Remarkably, some forty years after emancipation, the play focusses on a period when subjugation of the "colored" people was still the norm. In Pittsburgh, where the action takes place, Negro lives are cheap and it is acceptable to kill a man for stealing a few nails. Further south in Alabama, things are far worse and the attitudes there prefigure Nazi Germany.

In this climate, Wilson is able to explore moral and human issues in a play of great depth and power. He assists himself by surrounding Aunt Esther with a weird collection of eccentric but mainly lovable characters, colourfully and unforgettably dressed by Constanza Romero.

The older generation, who still remember the days when they were shackled as slaves, are led by the excellent Anthony Chisolm's constantly-grimacing Solly Two-names. He looks like a whiskered sea captain from a much earlier time, sells "pure" which is anything but and has a soft spot for Aunt Esther. His primary concern though is a final 1,600 mile round trip on foot to rescue his sister, blockaded in Alabama where his people are suffering "the worst time since bondage".

While Solly and Aunt Esther represent freedom, an Uncle Tom character - Ruben Santiago-Hudson as the power-crazed, bumptious Caesar (Wilson sometimes uses names like Dickens) - is an authoritarian who debates his case with gusto.

He is a sheriff who would be comic if he wasn't so dangerous. After a moment of pure Ibsen when a mill symbolically burns down, blood will inevitably flow as he searches for a culprit.

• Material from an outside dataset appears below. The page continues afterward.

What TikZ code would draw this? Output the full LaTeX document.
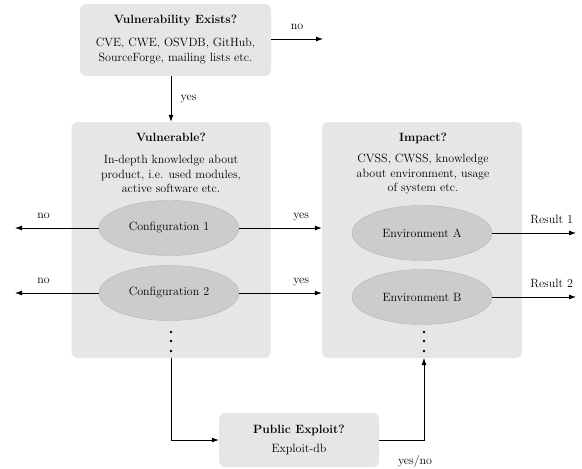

Hope is represented by a younger generation. Citizen Barlow and Caesar's sister Black Mary, played by John Earl Jelks and Lisagay Hamilton respectively, will take on the baton into future generations. For this, the former has to go through a strange out-of-body journey into his own soul and that of his people, on a paper boat named The Gem of the Ocean. It takes a long time but Black Mary too eventually takes control of her own destiny.

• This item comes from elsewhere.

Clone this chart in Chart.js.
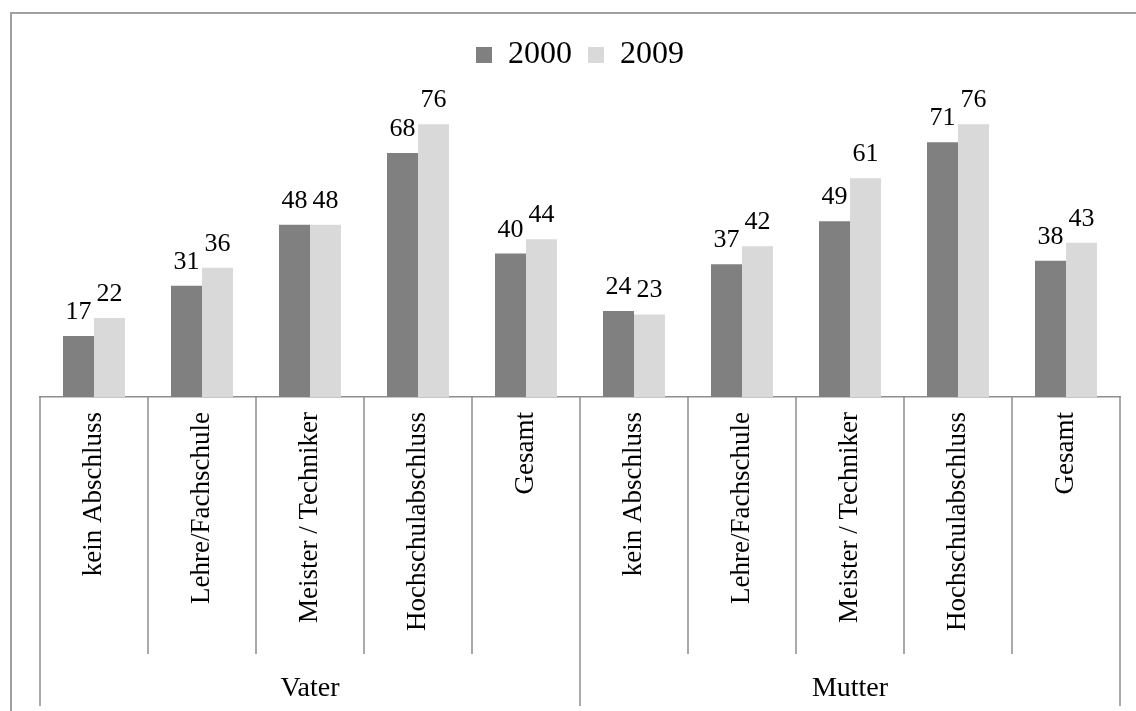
<!DOCTYPE html>
<html><head><meta charset="utf-8">
<script src="https://cdn.jsdelivr.net/npm/chart.js@4.4.1/dist/chart.umd.min.js"></script>
<style>html,body{margin:0;padding:0;background:#fff;} canvas{display:block;}</style>
</head><body>
<canvas id="c" width="1136" height="711"></canvas>
<script>
const categories = ['kein Abschluss','Lehre/Fachschule','Meister / Techniker','Hochschulabschluss','Gesamt',
                    'kein Abschluss','Lehre/Fachschule','Meister / Techniker','Hochschulabschluss','Gesamt'];
const groups = ['Vater','Mutter'];
const groupSizes = [5, 5];
const seriesNames = ['2000', '2009'];
const values2000 = [17, 31, 48, 68, 40, 24, 37, 49, 71, 38];
const values2009 = [22, 36, 48, 76, 44, 23, 42, 61, 76, 43];
const yMin = 0, yMax = 80;

const FONT = "'Liberation Serif', 'Times New Roman', serif";
const LINE = '#8e8e8e';

const frame = {
  id: 'frame',
  beforeDraw(chart) {
    const ctx = chart.ctx;
    ctx.save();
    ctx.strokeStyle = '#a0a0a0';
    ctx.lineWidth = 2;
    ctx.strokeRect(11, 13, chart.width + 50, chart.height + 50);
    ctx.restore();
  }
};

const separators = {
  id: 'separators',
  afterDraw(chart) {
    const x = chart.scales.x, x2 = chart.scales.x2, ctx = chart.ctx;
    const n = categories.length;
    const step = x.getPixelForTick(1) - x.getPixelForTick(0);
    const bounds = new Set([0]);
    let acc = 0;
    groupSizes.forEach(s => { acc += s; bounds.add(acc); });
    ctx.save();
    ctx.strokeStyle = LINE;
    ctx.lineWidth = 1.5;
    for (let i = 0; i <= n; i++) {
      const px = (i < n ? x.getPixelForTick(i) - step / 2 : x.getPixelForTick(n - 1) + step / 2);
      const yEnd = bounds.has(i) ? x2.bottom - 5 : x.bottom;
      ctx.beginPath();
      ctx.moveTo(Math.round(px), x.top);
      ctx.lineTo(Math.round(px), yEnd);
      ctx.stroke();
    }
    ctx.restore();
  }
};

const dataLabels = {
  id: 'dataLabels',
  afterDatasetsDraw(chart) {
    const ctx = chart.ctx;
    ctx.save();
    ctx.font = '26px ' + FONT;
    ctx.fillStyle = '#000';
    ctx.textAlign = 'center';
    ctx.textBaseline = 'alphabetic';
    chart.data.datasets.forEach((ds, di) => {
      chart.getDatasetMeta(di).data.forEach((el, i) => {
        ctx.fillText(String(ds.data[i]), el.x, el.y - 17);
      });
    });
    ctx.restore();
  }
};

new Chart(document.getElementById('c'), {
  type: 'bar',
  data: {
    labels: categories,
    datasets: [
      { label: seriesNames[0], data: values2000, backgroundColor: '#808080', borderWidth: 0,
        xAxisID: 'x', yAxisID: 'y', categoryPercentage: 0.574, barPercentage: 1.0 },
      { label: seriesNames[1], data: values2009, backgroundColor: '#d9d9d9', borderWidth: 0,
        xAxisID: 'x', yAxisID: 'y', categoryPercentage: 0.574, barPercentage: 1.0 }
    ]
  },
  options: {
    responsive: false,
    animation: false,
    layout: { padding: { top: 23, left: 40, right: 16, bottom: 0 } },
    plugins: {
      tooltip: { enabled: false },
      legend: {
        position: 'top',
        labels: {
          font: { family: FONT, size: 32 },
          color: '#000',
          boxWidth: 16,
          boxHeight: 16,
          padding: 16
        }
      }
    },
    scales: {
      x: {
        type: 'category', position: 'bottom',
        grid: { display: false, drawTicks: false },
        border: { display: true, color: LINE, width: 1.5 },
        ticks: {
          autoSkip: false, minRotation: 90, maxRotation: 90, padding: 15,
          color: '#000', font: { family: FONT, size: 27 }
        },
        afterFit: s => { s.height = 257; }
      },
      y: { display: false, min: yMin, max: yMax },
      spacer: {
        type: 'category', position: 'top', labels: groups,
        grid: { display: false }, border: { display: false }, ticks: { display: false },
        afterFit: s => { s.height = 29; }
      },
      x2: {
        type: 'category', position: 'bottom', labels: groups, offset: true,
        grid: { display: false, drawTicks: false },
        border: { display: false },
        ticks: { padding: 18, color: '#000', font: { family: FONT, size: 28 } },
        afterFit: s => { s.height = 57; }
      }
    }
  },
  plugins: [frame, separators, dataLabels]
});
</script>
</body></html>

For 2¾ hours, Wilson holds the attention, using almost biblical language and a rich, multi-layered plot that could be seen as underpinning the whole of his monumental series of plays.

Here are the parents and grandparents of so many of the memorable characters who appear over the following nine decades, by the end of which the Black experience may not be perfect but is thankfully far, far away from the terror depicted in Gem of the Ocean.

August Wilson has already received many awards and honours. It would seem appropriate that when he concludes his task, he should get the ultimate accolade of a Nobel Prize. Nothing less would be do him justice.